この形式では版作成の際鏡像を描く必要がなく、少部数を少数から中程度作成する個人でも行いやすい方法である。
平板
科学的な処置によりインク等をはじく部分とそうでない部分を作り出したものを版とする。この方法は石版印刷として知られる。また、写植など、現在多くの印刷物で用いられている。
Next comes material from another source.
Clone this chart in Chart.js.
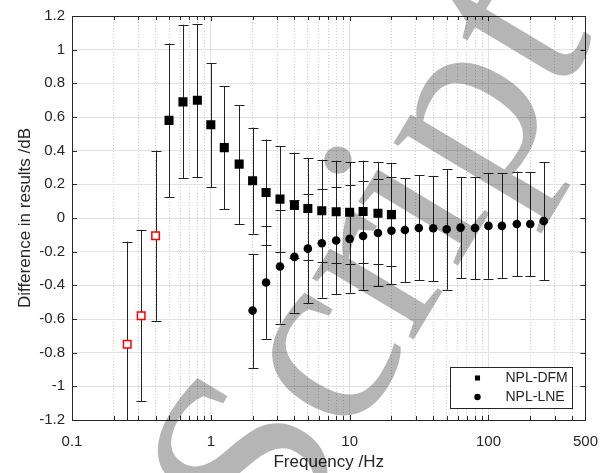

版は水などで湿っているため、ゴムなどでできたローラーに一度転写し、対象に再度転写することが多い。
オフセット
この形式の場合、版から直接転写するのではなく、まずゴムローラーに転写、そのゴムローラーから対象に再度転写する形式である。この場合、原版の消耗磨滅を防ぐことができ、大量印刷に向くため、商業出版に用いられている。なお、平板と凸版(まれに凹版)で用いられる。
無版印刷
版を持たず、電子的なデータに従い対象に転写する形式。コピー機やプリンターなどがこの方式となる。
雑談
印刷にはプレス(press)とプリント(print)の二種類が存在する。これは大規模な印刷機を使った印刷という意味合いと、小規模な印刷という意味合いで使い分けられることがあり、「プレス」という言葉に関しては新聞や雑誌といったマスコミの意味が付加された。
歴史
アジア
アジアにおいては紙が2世紀ごろ発明されたことに伴い、7世紀には木で作られた版を用いてこの作業が行われていたとされる。
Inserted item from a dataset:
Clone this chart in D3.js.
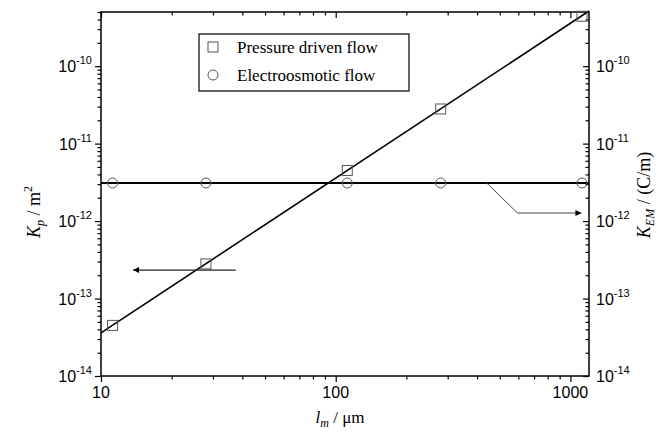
<!DOCTYPE html>
<html><head><meta charset="utf-8">
<script src="https://cdn.jsdelivr.net/npm/d3@7"></script>
<style>body{margin:0;background:#fff}svg{display:block}</style>
</head><body>
<svg id="c" width="660" height="436"></svg>
<script>
// ---- data ----
const lengths = [11.2, 28, 112, 280, 1120];            // l_m (µm)
const kpValues = [4.5e-14, 2.8e-13, 4.5e-12, 2.8e-11, 4.4e-10]; // pressure driven
const kemValues = [3.1e-12, 3.1e-12, 3.1e-12, 3.1e-12, 3.1e-12]; // electroosmotic
const fitX = [10, 1200];
const fitKp = [3.6e-14, 5.15e-10];
const fitKem = [3.1e-12, 3.1e-12];
const xTickLabels = [10, 100, 1000];
const yTickExps = [-14, -13, -12, -11, -10];
const legendLabels = ["Pressure driven flow", "Electroosmotic flow"];
const arrowLeft = [[37.5, 2.33e-13], [13.7, 2.33e-13]];
const arrowRight = [[440, 3.1e-12], [595, 1.27e-12], [1114, 1.27e-12]];

const svg = d3.select("#c");
const L = 101, R = 589, T = 12, B = 376;
const x = d3.scaleLog().domain([10, 1200]).range([L, R]);
const y = d3.scaleLog().domain([1e-14, 5e-10]).range([B, T]);

// minor / major ticks
const xMinor = [], yMinor = [];
for (let e = 1; e <= 3; e++) for (let m = 1; m <= 9; m++) { const v = m * Math.pow(10, e); if (v >= 10 && v <= 1200) xMinor.push(v); }
for (let e = -14; e <= -10; e++) for (let m = 1; m <= 9; m++) { const v = m * Math.pow(10, e); if (v >= 1e-14 && v <= 5e-10*1.0001) yMinor.push(v); }
const isMajor = v => Math.abs(Math.log10(v) - Math.round(Math.log10(v))) < 1e-6;

function axisGroup(axis, tr) {
  const g = svg.append("g").attr("transform", tr).call(axis);
  g.select(".domain").remove();
  g.selectAll("text").remove();
  g.selectAll("line").attr("stroke", "#000").attr("stroke-width", 1.2);
  return g;
}
const maj = v => isMajor(v) ? 6 : 3.5;
axisGroup(d3.axisBottom(x).tickValues(xMinor).tickSize(0), `translate(0,${B})`)
  .selectAll(".tick line").attr("y2", d => maj(d));
axisGroup(d3.axisTop(x).tickValues(xMinor).tickSize(0), `translate(0,${T})`)
  .selectAll(".tick line").attr("y2", d => maj(d));
axisGroup(d3.axisLeft(y).tickValues(yMinor).tickSize(0), `translate(${L},0)`)
  .selectAll(".tick line").attr("x2", d => -maj(d));
axisGroup(d3.axisRight(y).tickValues(yMinor).tickSize(0), `translate(${R},0)`)
  .selectAll(".tick line").attr("x2", d => -maj(d));

svg.append("rect").attr("x", L).attr("y", T).attr("width", R - L).attr("height", B - T)
  .attr("fill", "none").attr("stroke", "#000").attr("stroke-width", 1.5);

const sans = "'Liberation Sans', Arial, sans-serif";
const serif = "'Liberation Serif', 'Times New Roman', serif";

svg.append("g").selectAll("text").data(xTickLabels).join("text")
  .attr("x", d => x(d)).attr("y", B + 22).attr("text-anchor", "middle")
  .attr("font-family", sans).attr("font-size", 16).text(d => d);

function yLabels(xpos, anchor) {
  const t = svg.append("g").selectAll("text").data(yTickExps).join("text")
    .attr("x", xpos).attr("y", d => y(Math.pow(10, d)) + 6).attr("text-anchor", anchor)
    .attr("font-family", sans).attr("font-size", 16);
  t.append("tspan").text("10");
  t.append("tspan").attr("dy", -8).attr("font-size", 11).text(d => d);
}
yLabels(L - 9, "end");
yLabels(R + 7, "start");

const line = d3.line().x(d => x(d[0])).y(d => y(d[1]));
svg.append("path").datum(fitX.map((v, i) => [v, fitKp[i]])).attr("d", line)
  .attr("fill", "none").attr("stroke", "#000").attr("stroke-width", 1.6);
svg.append("path").datum(fitX.map((v, i) => [v, fitKem[i]])).attr("d", line)
  .attr("fill", "none").attr("stroke", "#000").attr("stroke-width", 2);

const mk = "#555";
svg.append("g").selectAll("rect").data(lengths).join("rect")
  .attr("x", (d) => x(d) - 5).attr("y", (d, i) => y(kpValues[i]) - 5)
  .attr("width", 10).attr("height", 10).attr("fill", "none").attr("stroke", mk).attr("stroke-width", 1);
svg.append("g").selectAll("circle").data(lengths).join("circle")
  .attr("cx", d => x(d)).attr("cy", (d, i) => y(kemValues[i])).attr("r", 5)
  .attr("fill", "none").attr("stroke", mk).attr("stroke-width", 1);

const defs = svg.append("defs");
defs.append("marker").attr("id", "ah").attr("viewBox", "0 0 10 10").attr("refX", 10).attr("refY", 5)
  .attr("markerWidth", 11).attr("markerHeight", 6).attr("markerUnits", "userSpaceOnUse").attr("orient", "auto")
  .append("path").attr("d", "M0,0 L10,5 L0,10 Z").attr("fill", "#000");
svg.append("path").datum(arrowLeft).attr("d", line).attr("fill", "none")
  .attr("stroke", "#222").attr("stroke-width", 1.2).attr("marker-end", "url(#ah)");
svg.append("path").datum(arrowRight).attr("d", line).attr("fill", "none")
  .attr("stroke", "#444").attr("stroke-width", 1).attr("marker-end", "url(#ah)");

const lg = svg.append("g");
lg.append("rect").attr("x", 199).attr("y", 34).attr("width", 210).attr("height", 57)
  .attr("fill", "#fff").attr("stroke", "#000").attr("stroke-width", 1.2);
lg.append("rect").attr("x", 208).attr("y", 42).attr("width", 10).attr("height", 10)
  .attr("fill", "none").attr("stroke", mk);
lg.append("circle").attr("cx", 213).attr("cy", 75).attr("r", 5).attr("fill", "none").attr("stroke", mk);
lg.selectAll("text").data(legendLabels).join("text")
  .attr("x", 237).attr("y", (d, i) => 53 + i * 28)
  .attr("font-family", serif).attr("font-size", 17).text(d => d);

const xt = svg.append("text").attr("x", 340).attr("y", 423).attr("text-anchor", "middle")
  .attr("font-family", serif).attr("font-size", 17);
xt.append("tspan").attr("font-style", "italic").text("l");
xt.append("tspan").attr("font-style", "italic").attr("font-size", 12).attr("dy", 4).text("m");
xt.append("tspan").attr("dy", -4).text(" / μm");

const ytl = svg.append("text").attr("transform", "translate(40,212) rotate(-90)").attr("text-anchor", "middle")
  .attr("font-family", serif).attr("font-size", 18);
ytl.append("tspan").attr("font-style", "italic").text("K");
ytl.append("tspan").attr("font-style", "italic").attr("font-size", 12).attr("dy", 4).text("p");
ytl.append("tspan").attr("dy", -4).text(" / m");
ytl.append("tspan").attr("font-size", 12).attr("dy", -8).text("2");

const ytr = svg.append("text").attr("transform", "translate(650,195) rotate(-90)").attr("text-anchor", "middle")
  .attr("font-family", serif).attr("font-size", 18);
ytr.append("tspan").attr("font-style", "italic").text("K");
ytr.append("tspan").attr("font-style", "italic").attr("font-size", 12).attr("dy", 4).text("EM");
ytr.append("tspan").attr("dy", -4).text(" / (C/m)");
</script>
</body></html>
また、11世紀ごろには陶器でできた活版(活字を組みかえることができる版)が製造された。また、13世紀には金属でできた版を用いる活版が朝鮮にて行われている。
アジアにおいては活字を用いる印刷があまり普及しなかった。これは文字数が多いため活字が煩雑になること、および書籍の再販が面倒であるという問題ではないかと思われる。
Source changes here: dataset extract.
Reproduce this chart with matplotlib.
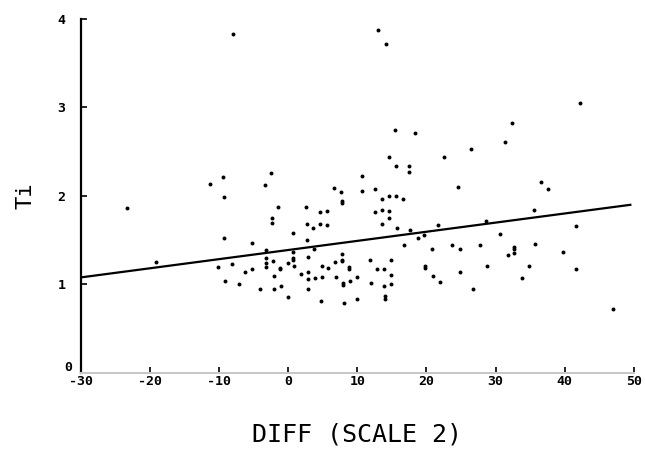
import matplotlib
matplotlib.use('Agg')
import matplotlib.pyplot as plt
import matplotlib.transforms as mtrans
import numpy as np

# scatter values: DIFF (scale 2) vs Ti
diff = [-8.0, -23.4, -11.4, -9.4, -9.3, -3.4, -2.5, -1.5, -2.3, -2.3,
        2.5, 4.6, 5.6, 2.7, 3.6, 4.6, 5.6, 0.7, 2.7, -9.3,
        -5.3, -3.2, -3.2, -3.2, -3.2, 0.7, 0.7, 0.7, 0.8, 3.7,
        2.8, -10.2, -8.2, -9.1, -7.1, -6.2, -5.2, -2.2, -1.2, -1.2,
        -0.1, -2.1, -4.1, -2.1, -1.1, -0.1, 1.8, 2.9, 2.9, 3.9,
        4.9, 4.9, 5.8, 2.9, 14.6, 15.6, 17.5, 17.5, 22.5, 26.5,
        13.0, 14.1, 42.2, 15.4, 18.4, 32.4, 31.4, 10.6, 6.6, 7.6,
        7.7, 7.7, 10.6, 12.6, 24.6, 36.6, 37.6, 13.6, 14.6, 15.6,
        16.6, 12.6, 13.6, 14.6, 14.6, 13.6, 15.7, 21.6, 35.6, 41.6,
        28.6, 17.6, 18.7, 19.7, 16.7, 20.8, 23.7, 24.8, 7.8, 6.8,
        7.8, 7.8, 8.8, 8.8, 6.9, 7.9, 7.9, 8.9, 9.9, 11.8,
        12.8, 13.9, 14.8, 14.8, 11.9, 13.9, 14.9, 14.0, 14.0, 9.9,
        8.1, 19.8, 19.8, 20.9, 21.9, 24.8, 26.8, 30.7, 27.7, 32.7,
        32.7, 35.7, 31.8, 32.7, 39.7, 41.7, 28.8, 34.8, 33.8, 47.0,
        -19.2, 4.7]
ti = [3.83, 1.86, 2.13, 2.21, 1.99, 2.12, 2.26, 1.88, 1.75, 1.69,
      1.87, 1.82, 1.83, 1.68, 1.64, 1.68, 1.67, 1.58, 1.50, 1.52,
      1.47, 1.39, 1.30, 1.24, 1.20, 1.37, 1.30, 1.28, 1.21, 1.40,
      1.31, 1.20, 1.23, 1.04, 1.01, 1.14, 1.18, 1.27, 1.19, 1.17,
      1.24, 1.10, 0.95, 0.95, 0.98, 0.86, 1.12, 1.14, 1.06, 1.07,
      1.09, 1.21, 1.19, 0.95, 2.44, 2.34, 2.34, 2.27, 2.44, 2.53,
      3.87, 3.72, 3.05, 2.74, 2.71, 2.82, 2.61, 2.22, 2.09, 2.05,
      1.94, 1.92, 2.06, 2.08, 2.10, 2.16, 2.08, 1.96, 2.00, 2.00,
      1.96, 1.82, 1.84, 1.83, 1.75, 1.68, 1.64, 1.67, 1.84, 1.66,
      1.72, 1.61, 1.52, 1.56, 1.45, 1.40, 1.45, 1.40, 1.34, 1.25,
      1.28, 1.26, 1.20, 1.18, 1.09, 1.02, 0.99, 1.04, 1.09, 1.28,
      1.18, 1.18, 1.28, 1.11, 1.02, 0.98, 1.01, 0.87, 0.84, 0.84,
      0.79, 1.21, 1.19, 1.10, 1.03, 1.14, 0.95, 1.57, 1.45, 1.42,
      1.40, 1.46, 1.33, 1.35, 1.37, 1.18, 1.21, 1.21, 1.07, 0.72,
      1.25, 0.81]

# fitted line end points
fit_x = [-30, 49.5]
fit_y = [1.08, 1.90]

xticks = [-30, -20, -10, 0, 10, 20, 30, 40, 50]
yticks = [0, 1, 2, 3, 4]

fig = plt.figure(figsize=(6.45, 4.51), dpi=100)
ax = fig.add_axes([0.1256, 0.173, 0.857, 0.785])

ax.scatter(diff, ti, s=8, color='black', linewidths=0)
ax.plot(fit_x, fit_y, color='black', lw=1.6)

ax.set_xlim(-30, 50)
ax.set_ylim(0, 4)

for s in ['top', 'right']:
    ax.spines[s].set_visible(False)
ax.spines['left'].set_linewidth(1.6)
ax.spines['bottom'].set_color('#c8c8c8')
ax.spines['bottom'].set_linewidth(1.5)

tick_font = dict(family='DejaVu Sans Mono', weight='bold', size=9.5)
ax.set_xticks(xticks)
ax.set_xticklabels([str(t) for t in xticks], fontdict=tick_font)
ax.set_yticks(yticks)
ax.set_yticklabels([str(t) for t in yticks], fontdict=tick_font)
ax.tick_params(axis='x', direction='in', length=4, width=1.2, pad=1.5)
ax.tick_params(axis='y', direction='in', length=4, width=1.2, pad=11)

# the zero on the y axis sits a little higher, tucked above "-30"
zero = ax.get_yticklabels()[0]
zero.set_transform(zero.get_transform() +
                   mtrans.ScaledTranslation(5/72, 5/72, fig.dpi_scale_trans))

ax.set_xlabel('DIFF (SCALE 2)', family='DejaVu Sans Mono', size=18, labelpad=25)
ax.set_ylabel('Ti', family='DejaVu Sans Mono', size=16, labelpad=16)

fig.savefig('out.png', dpi=100)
結果、西洋からの金属活版が入ってきた19世紀まで活版は普及しなかったと推測される。
日本
日本においては7世紀ごろこの技術が入ってきていると推測され、8世紀後半に製造された印刷物が現存している(百万塔陀羅尼)が、印刷原版の物質は不明である。
その後11世紀まで歴史は途絶えるが仏教のお経を作るためおもに木で作られた版を用い、この作業が行われている。
また、江戸時代には木版による印刷が盛んとなり、庶民も浮世絵や黄表紙などで触れる機会が増えた。
日本の場合、嗜好の問題および素材の問題からか活字を使用することは少なかったと推測される。
19世紀には西洋の金属活版が導入され、それまでの技術は衰退した。
漢字の多さが悩みどころであり、抜本的な解決は後のデジタル時代まで待つことになる。
西洋
西洋においては15世紀に金属活版の技術がヨハネス・グーテンベルクにより開発された(それ以前は木版によるものか、そうでなければ書き写しによるものであった)。
開発後、書き写しの技術などを取り入れ、さらに挿絵を同時期に開発された凹版印刷により行うという技術になった。
pixivのタグとして
pixivのタグとしては、印刷して使用する作品、作品を印刷したものにつけられることが多い。また、印刷の講座なども存在するようである。